**TO BE DONE**
Output the first line of the listing and each line after it, up to and including the line that contains "1.96, 3.07, 73.6)", exactly as written, minus the pictures.
= = = = = = =
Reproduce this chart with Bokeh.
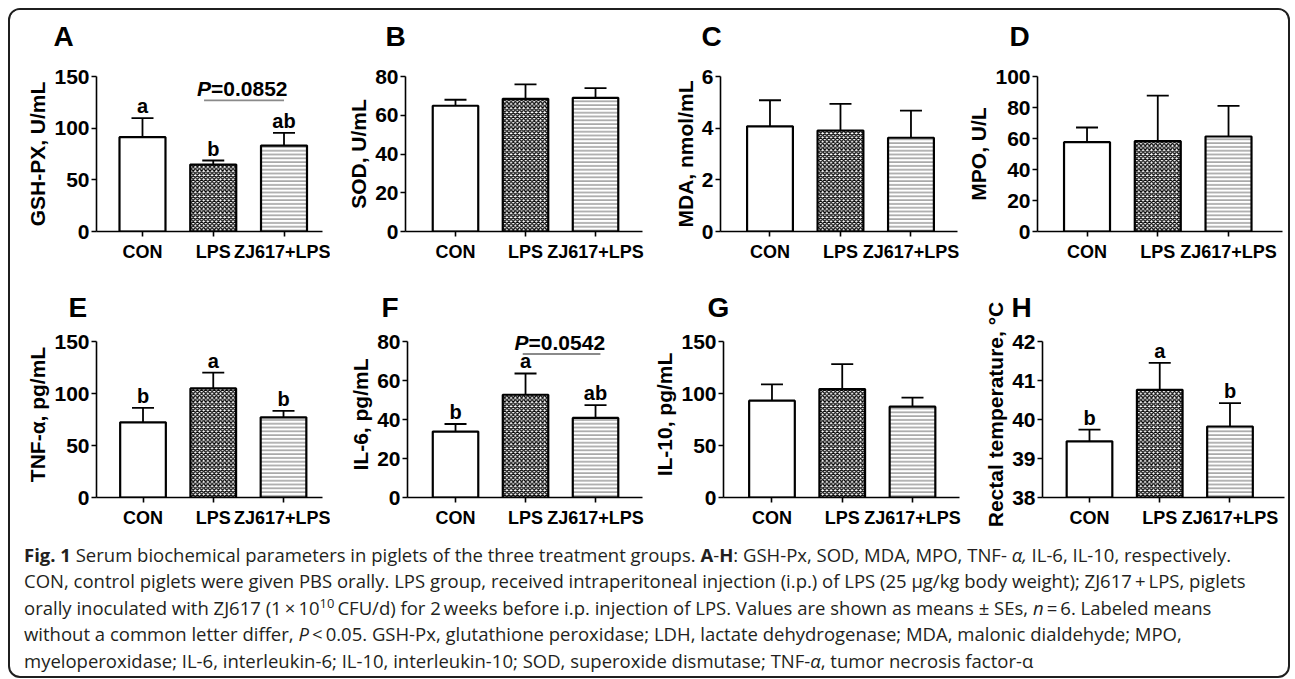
from bokeh.plotting import figure
from bokeh.models import (ColumnDataSource, Whisker, TeeHead, LabelSet,
                          FixedTicker, Range1d, Div)
from bokeh.layouts import row, column
from bokeh.embed import file_html
from bokeh.resources import INLINE
from bokeh.core.properties import value

# ---------------- data ----------------
groups = ["CON", "LPS", "ZJ617+LPS"]

gshpx_mean = [91.3, 64.8, 83.2]
gshpx_se = [18.4, 3.9, 12.3]
gshpx_letters = ["a", "b", "ab"]

sod_mean = [64.9, 68.5, 69.0]
sod_se = [3.1, 7.4, 5.0]

mda_mean = [4.07, 3.91, 3.63]
mda_se = [1.01, 1.03, 1.05]

mpo_mean = [57.6, 58.3, 61.3]
mpo_se = [9.5, 29.4, 19.8]

tnf_mean = [72.3, 104.9, 77.1]
tnf_se = [13.8, 15.1, 6.1]
tnf_letters = ["b", "a", "b"]

il6_mean = [33.8, 52.7, 40.8]
il6_se = [3.9, 10.9, 6.6]
il6_letters = ["b", "a", "ab"]

il10_mean = [93.1, 104.3, 87.3]
il10_se = [15.6, 24.0, 8.7]

temp_mean = [39.44, 40.76, 39.82]
temp_se = [0.30, 0.69, 0.60]
temp_letters = ["b", "a", "b"]

# P-value brackets: (text, x_from, x_to, y)
gshpx_p = ("=0.0852", 1.87, 3.0, 126.8)
il6_p = ("=0.0542", 1.96, 3.07, 73.6)

panels = [
    dict(letter="A", ylabel="GSH-PX, U/mL", mean=gshpx_mean, se=gshpx_se,
         yticks=[0, 50, 100, 150], sig=gshpx_letters, pval=gshpx_p),
    dict(letter="B", ylabel="SOD, U/mL", mean=sod_mean, se=sod_se,
         yticks=[0, 20, 40, 60, 80], sig=None, pval=None),
    dict(letter="C", ylabel="MDA, nmol/mL", mean=mda_mean, se=mda_se,
         yticks=[0, 2, 4, 6], sig=None, pval=None),
    dict(letter="D", ylabel="MPO, U/L", mean=mpo_mean, se=mpo_se,
         yticks=[0, 20, 40, 60, 80, 100], sig=None, pval=None),
    dict(letter="E", ylabel="TNF-\u03b1, pg/mL", mean=tnf_mean, se=tnf_se,
         yticks=[0, 50, 100, 150], sig=tnf_letters, pval=None),
    dict(letter="F", ylabel="IL-6, pg/mL", mean=il6_mean, se=il6_se,
         yticks=[0, 20, 40, 60, 80], sig=il6_letters, pval=il6_p),
    dict(letter="G", ylabel="IL-10, pg/mL", mean=il10_mean, se=il10_se,
         yticks=[0, 50, 100, 150], sig=None, pval=None),
    dict(letter="H", ylabel="Rectal temperature, \u00b0C", mean=temp_mean, se=temp_se,
         yticks=[38, 39, 40, 41, 42], sig=temp_letters, pval=None),
]

# ---------------- layout / style ----------------
geom = [
    dict(left=86, fw=226, right=8, xr=(0.350, 3.544), lab=-43),
    dict(left=75, fw=237, right=8, xr=(0.286, 3.671), lab=-20),
    dict(left=70, fw=237, right=5, xr=(0.298, 3.660), lab=-19),
    dict(left=75, fw=245, right=4, xr=(0.300, 3.763), lab=-28),
    dict(left=86, fw=226, right=8, xr=(0.338, 3.555), lab=-28),
    dict(left=77, fw=235, right=8, xr=(0.314, 3.671), lab=-26),
    dict(left=71, fw=236, right=5, xr=(0.310, 3.669), lab=-16),
    dict(left=78, fw=242, right=4, xr=(0.331, 3.776), lab=-31),
]
# head: extra frame space (px) above the top tick, so labels there are not clipped
row_v = [dict(top=84, fh=155, bottom=34, tstand=50, shift=-18, head=0),
         dict(top=76, fh=156, bottom=43, tstand=38, shift=0, head=10)]

group_style = [
    dict(),
    dict(hatch_pattern="diagonal_cross", hatch_color="black", hatch_scale=4.2, hatch_weight=1.3),
    dict(hatch_pattern="horizontal_line", hatch_color="#6a6a6a", hatch_scale=3.8, hatch_weight=1.0),
]

FONT = "Liberation Sans"
BAR_W = 0.65


def make_panel(cfg, g, v):
    y0, y1 = cfg["yticks"][0], cfg["yticks"][-1]
    head = v["head"]
    y_top = y1 + head * (y1 - y0) / v["fh"]
    p = figure(frame_width=g["fw"], frame_height=v["fh"] + head,
               min_border_left=g["left"], min_border_right=g["right"],
               min_border_top=v["top"] - head, min_border_bottom=v["bottom"],
               x_range=Range1d(*g["xr"]), y_range=Range1d(y0, y_top),
               toolbar_location=None, output_backend="svg", title=cfg["letter"])
    p.title.text_font = FONT
    p.title.text_font_size = "28px"
    p.title.text_font_style = "bold"
    p.title.text_color = "black"
    p.title.align = "left"
    p.title.offset = g["lab"]
    p.title.standoff = v["tstand"] - 2 * head
    p.outline_line_color = None
    p.xgrid.visible = False
    p.ygrid.visible = False
    p.background_fill_color = "white"
    p.border_fill_color = "white"

    xs = [i + 1 for i in range(len(groups))]

    if cfg["pval"]:
        txt, xa, xb, yy = cfg["pval"]
        xc = (xa + xb) / 2
        psrc = ColumnDataSource(dict(x0=[xa], x1=[xb], y=[yy], xc=[xc],
                                     ptxt=["P"], rest=[txt]))
        p.segment(x0="x0", y0="y", x1="x1", y1="y", source=psrc,
                  line_color="#8a8a8a", line_width=1.8)
        p.add_layout(LabelSet(source=psrc, x="xc", y="y", text="ptxt",
                              x_offset=-33, y_offset=4, text_align="right",
                              text_baseline="alphabetic", text_font=value(FONT),
                              text_font_size="21px", text_font_style="bold italic",
                              text_color="black"))
        p.add_layout(LabelSet(source=psrc, x="xc", y="y", text="rest",
                              x_offset=-33, y_offset=4, text_align="left",
                              text_baseline="alphabetic", text_font=value(FONT),
                              text_font_size="21px", text_font_style="bold",
                              text_color="black"))

    for i, st in enumerate(group_style):
        src = ColumnDataSource(dict(x=[xs[i]], top=[cfg["mean"][i]]))
        p.vbar(x="x", top="top", bottom=y0, width=BAR_W, source=src,
               fill_color="white", line_color="black", line_width=2.2, **st)

    upper = [m + s for m, s in zip(cfg["mean"], cfg["se"])]
    esrc = ColumnDataSource(dict(x=xs, mean=cfg["mean"], upper=upper,
                                 sig=cfg["sig"] if cfg["sig"] else [""] * 3))
    wh = Whisker(source=esrc, base="x", lower="mean", upper="upper",
                 line_width=1.8, line_color="black",
                 upper_head=TeeHead(size=22, line_width=1.8, line_color="black"),
                 lower_head=None, level="overlay")
    p.add_layout(wh)

    if cfg["sig"]:
        p.add_layout(LabelSet(source=esrc, x="x", y="upper", text="sig",
                              y_offset=5, text_align="center",
                              text_baseline="alphabetic", text_font=value(FONT),
                              text_font_size="20px", text_font_style="bold",
                              text_color="black"))

    # axes
    p.xaxis.ticker = FixedTicker(ticks=xs)
    p.xaxis.major_label_overrides = {x: gname for x, gname in zip(xs, groups)}
    p.yaxis.ticker = FixedTicker(ticks=cfg["yticks"])
    p.yaxis.bounds = (y0, y1)
    p.yaxis.axis_label = cfg["ylabel"]
    for ax in (p.xaxis[0], p.yaxis[0]):
        ax.axis_line_width = 1.6
        ax.axis_line_color = "black"
        ax.major_tick_line_width = 1.6
        ax.major_tick_line_color = "black"
        ax.major_tick_out = 5
        ax.major_tick_in = 0
        ax.minor_tick_line_color = None
        ax.major_label_text_font = FONT
        ax.major_label_text_font_style = "bold"
        ax.major_label_text_color = "black"
    p.xaxis.major_label_text_font_size = "18px"
    p.xaxis.major_label_standoff = 5
    p.yaxis.major_label_text_font_size = "21px"
    p.yaxis.major_label_standoff = 2
    p.yaxis.axis_label_text_font = FONT
    p.yaxis.axis_label_text_font_size = "21px"
    p.yaxis.axis_label_text_font_style = "bold"
    p.yaxis.axis_label_text_color = "black"
    p.yaxis.axis_label_standoff = 2
    return p


figs = [make_panel(panels[i], geom[i], row_v[i // 4]) for i in range(8)]

caption_html = (
    '<div style="font-family: \'Open Sans\', Lato, sans-serif; font-size: 18.5px; '
    'line-height: 26.4px; white-space: nowrap; color: #231f20;">'
    '<b>Fig. 1</b> Serum biochemical parameters in piglets of the three treatment groups. '
    '<b>A</b>-<b>H</b>: GSH-Px, SOD, MDA, MPO, TNF- <i>\u03b1,</i> IL-6, IL-10, respectively.<br>'
    'CON, control piglets were given PBS orally. LPS group, received intraperitoneal injection '
    '(i.p.) of LPS (25 \u00b5g/kg body weight); ZJ617\u2009+\u2009LPS, piglets<br>'
    'orally inoculated with ZJ617 (1\u2009\u00d7\u200910<sup style="font-size:0.7em; line-height:0;">10</sup>\u2009CFU/d) '
    'for 2\u2009weeks before i.p. injection of LPS. Values are shown as means \u00b1 SEs, '
    '<i>n</i>\u2009=\u20096. Labeled means<br>'
    'without a common letter differ, <i>P</i>\u2009&lt;\u20090.05. GSH-Px, glutathione peroxidase; '
    'LDH, lactate dehydrogenase; MDA, malonic dialdehyde; MPO,<br>'
    'myeloperoxidase; IL-6, interleukin-6; IL-10, interleukin-10; SOD, superoxide dismutase; '
    'TNF-<i>\u03b1</i>, tumor necrosis factor-\u03b1'
    '</div>'
)
caption = Div(text=caption_html, width=1260, height=134, margin=(2, 0, 0, 14))

layout = column(
    row(*figs[:4], margin=(row_v[0]["shift"], 0, 0, 0)),
    row(*figs[4:]),
    caption,
    margin=(8, 0, 0, 8),
    styles={"border": "2px solid #1f1f1f", "border-radius": "12px",
            "overflow": "hidden", "background": "white"},
)

open("out.html", "w").write(file_html(layout, INLINE))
= = = = = = =
**OUTPUT FOR THIS EXERCISE**
Reproduce this chart with Bokeh.
from bokeh.plotting import figure
from bokeh.models import (ColumnDataSource, Whisker, TeeHead, LabelSet,
                          FixedTicker, Range1d, Div)
from bokeh.layouts import row, column
from bokeh.embed import file_html
from bokeh.resources import INLINE
from bokeh.core.properties import value

# ---------------- data ----------------
groups = ["CON", "LPS", "ZJ617+LPS"]

gshpx_mean = [91.3, 64.8, 83.2]
gshpx_se = [18.4, 3.9, 12.3]
gshpx_letters = ["a", "b", "ab"]

sod_mean = [64.9, 68.5, 69.0]
sod_se = [3.1, 7.4, 5.0]

mda_mean = [4.07, 3.91, 3.63]
mda_se = [1.01, 1.03, 1.05]

mpo_mean = [57.6, 58.3, 61.3]
mpo_se = [9.5, 29.4, 19.8]

tnf_mean = [72.3, 104.9, 77.1]
tnf_se = [13.8, 15.1, 6.1]
tnf_letters = ["b", "a", "b"]

il6_mean = [33.8, 52.7, 40.8]
il6_se = [3.9, 10.9, 6.6]
il6_letters = ["b", "a", "ab"]

il10_mean = [93.1, 104.3, 87.3]
il10_se = [15.6, 24.0, 8.7]

temp_mean = [39.44, 40.76, 39.82]
temp_se = [0.30, 0.69, 0.60]
temp_letters = ["b", "a", "b"]

# P-value brackets: (text, x_from, x_to, y)
gshpx_p = ("=0.0852", 1.87, 3.0, 126.8)
il6_p = ("=0.0542", 1.96, 3.07, 73.6)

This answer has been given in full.